What the task requires - Select every line containing the word "chart" from the material, and copy those lines.

------------------------

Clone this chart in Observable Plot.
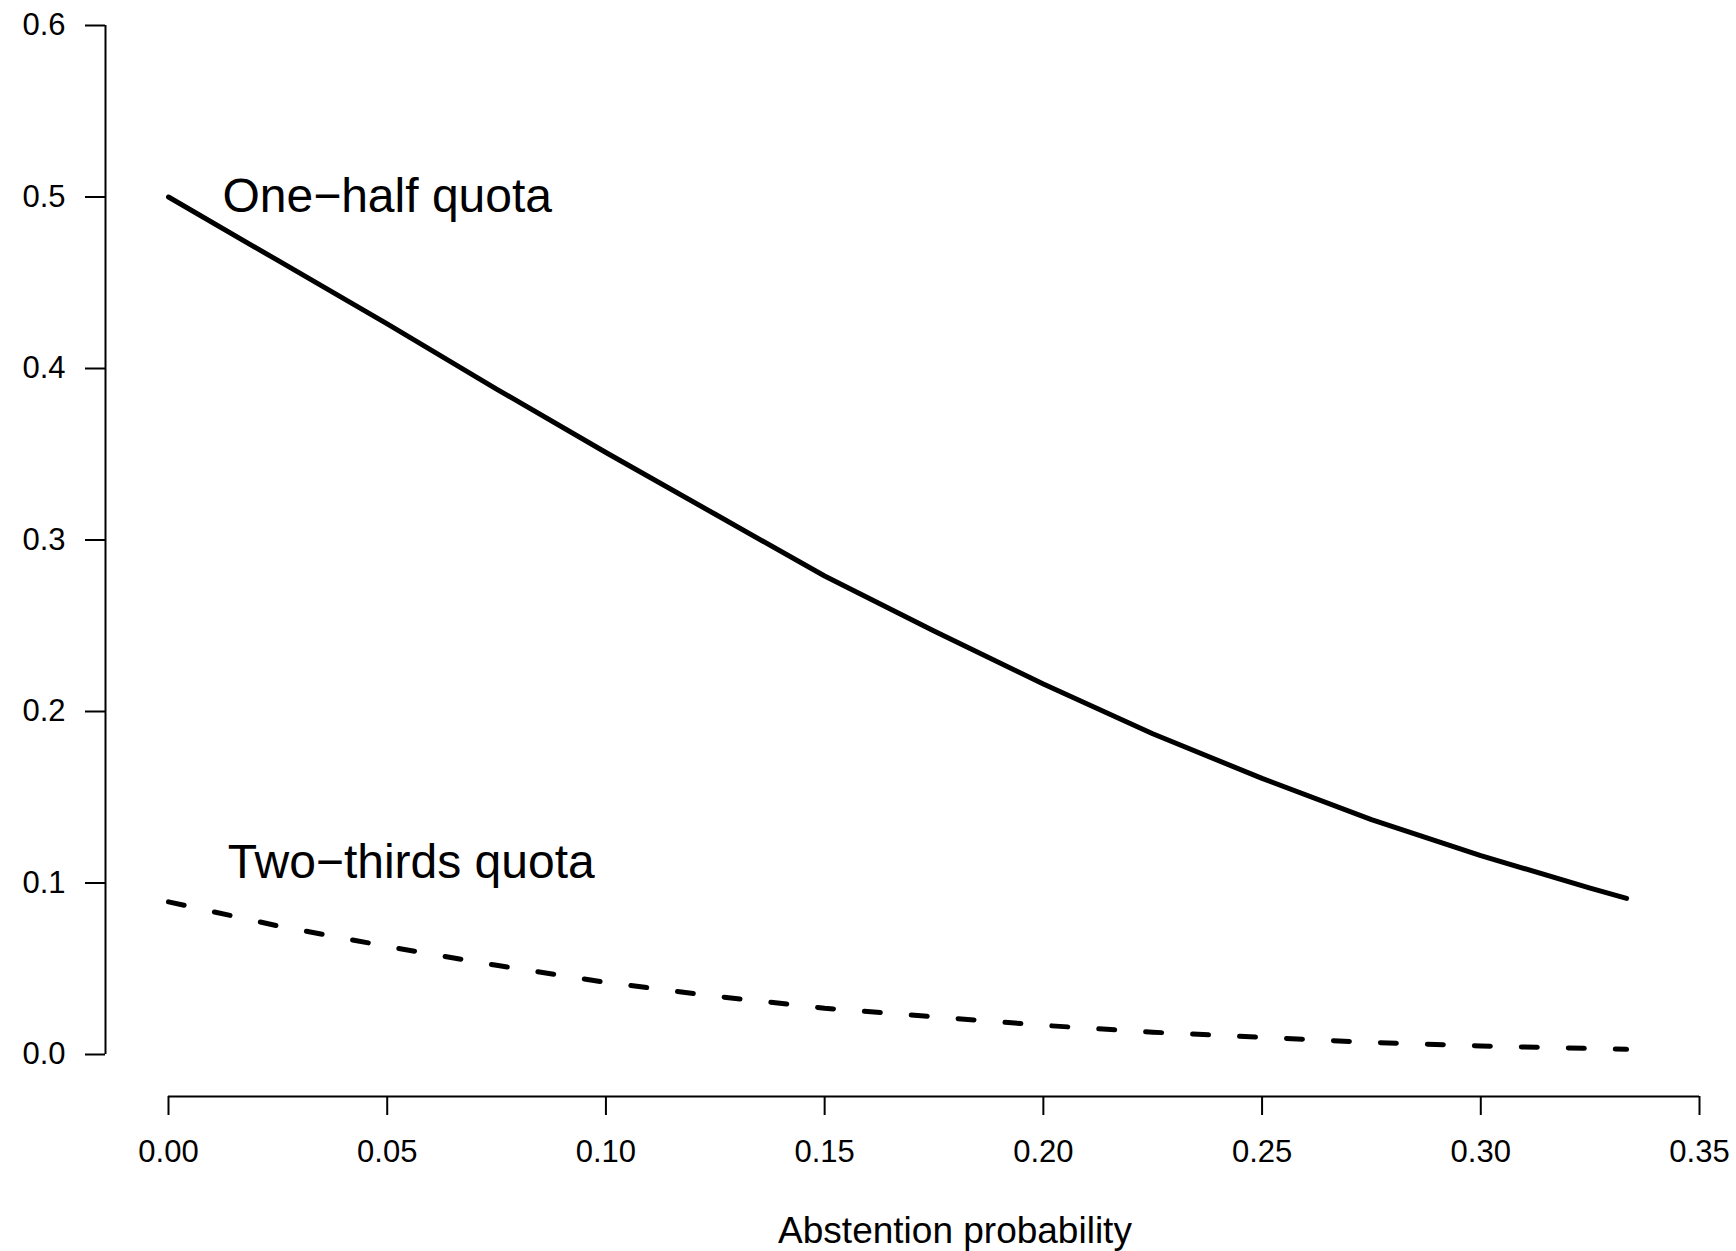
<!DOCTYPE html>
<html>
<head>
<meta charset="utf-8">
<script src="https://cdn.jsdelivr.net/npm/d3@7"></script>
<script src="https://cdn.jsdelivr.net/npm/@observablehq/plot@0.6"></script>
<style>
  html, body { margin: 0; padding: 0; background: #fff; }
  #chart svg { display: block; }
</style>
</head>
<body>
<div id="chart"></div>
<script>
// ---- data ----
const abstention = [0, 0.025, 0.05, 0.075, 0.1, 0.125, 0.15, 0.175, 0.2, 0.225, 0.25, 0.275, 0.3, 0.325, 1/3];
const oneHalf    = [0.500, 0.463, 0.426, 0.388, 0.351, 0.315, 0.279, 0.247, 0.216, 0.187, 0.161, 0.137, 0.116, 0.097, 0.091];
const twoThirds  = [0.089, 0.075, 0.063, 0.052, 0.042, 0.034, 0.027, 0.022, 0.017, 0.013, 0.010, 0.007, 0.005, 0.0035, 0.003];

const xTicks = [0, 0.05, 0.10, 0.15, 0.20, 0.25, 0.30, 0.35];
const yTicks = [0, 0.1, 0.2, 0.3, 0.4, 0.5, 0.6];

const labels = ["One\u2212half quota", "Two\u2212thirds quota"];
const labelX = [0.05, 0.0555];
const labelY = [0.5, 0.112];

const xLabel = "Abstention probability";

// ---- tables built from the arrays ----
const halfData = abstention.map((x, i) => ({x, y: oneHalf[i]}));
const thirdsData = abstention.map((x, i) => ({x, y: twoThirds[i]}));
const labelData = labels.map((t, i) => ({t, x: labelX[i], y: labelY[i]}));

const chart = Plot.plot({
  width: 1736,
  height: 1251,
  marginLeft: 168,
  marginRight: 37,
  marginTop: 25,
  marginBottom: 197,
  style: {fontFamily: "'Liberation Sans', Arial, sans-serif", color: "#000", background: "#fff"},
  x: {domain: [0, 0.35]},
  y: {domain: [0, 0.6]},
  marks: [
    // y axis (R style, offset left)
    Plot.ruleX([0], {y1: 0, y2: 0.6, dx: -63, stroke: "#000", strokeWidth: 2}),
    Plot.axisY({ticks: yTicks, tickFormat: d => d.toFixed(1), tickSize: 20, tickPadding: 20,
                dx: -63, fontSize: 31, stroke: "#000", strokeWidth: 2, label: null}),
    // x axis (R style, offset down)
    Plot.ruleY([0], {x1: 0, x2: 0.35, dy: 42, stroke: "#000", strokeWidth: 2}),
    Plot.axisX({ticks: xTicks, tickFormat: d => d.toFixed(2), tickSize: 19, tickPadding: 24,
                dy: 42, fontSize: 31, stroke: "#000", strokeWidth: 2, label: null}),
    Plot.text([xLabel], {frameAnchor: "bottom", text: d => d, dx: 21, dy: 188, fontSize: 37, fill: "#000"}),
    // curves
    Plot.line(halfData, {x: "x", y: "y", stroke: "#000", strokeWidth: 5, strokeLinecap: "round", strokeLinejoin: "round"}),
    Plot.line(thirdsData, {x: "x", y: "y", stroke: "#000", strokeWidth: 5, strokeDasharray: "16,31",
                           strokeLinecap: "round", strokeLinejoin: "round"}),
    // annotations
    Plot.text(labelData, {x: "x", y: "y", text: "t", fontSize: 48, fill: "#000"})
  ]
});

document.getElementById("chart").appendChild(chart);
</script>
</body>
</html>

------------------------

Output for this exercise -
Clone this chart in Observable Plot.
  #chart svg { display: block; }
<div id="chart"></div>
const chart = Plot.plot({
document.getElementById("chart").appendChild(chart);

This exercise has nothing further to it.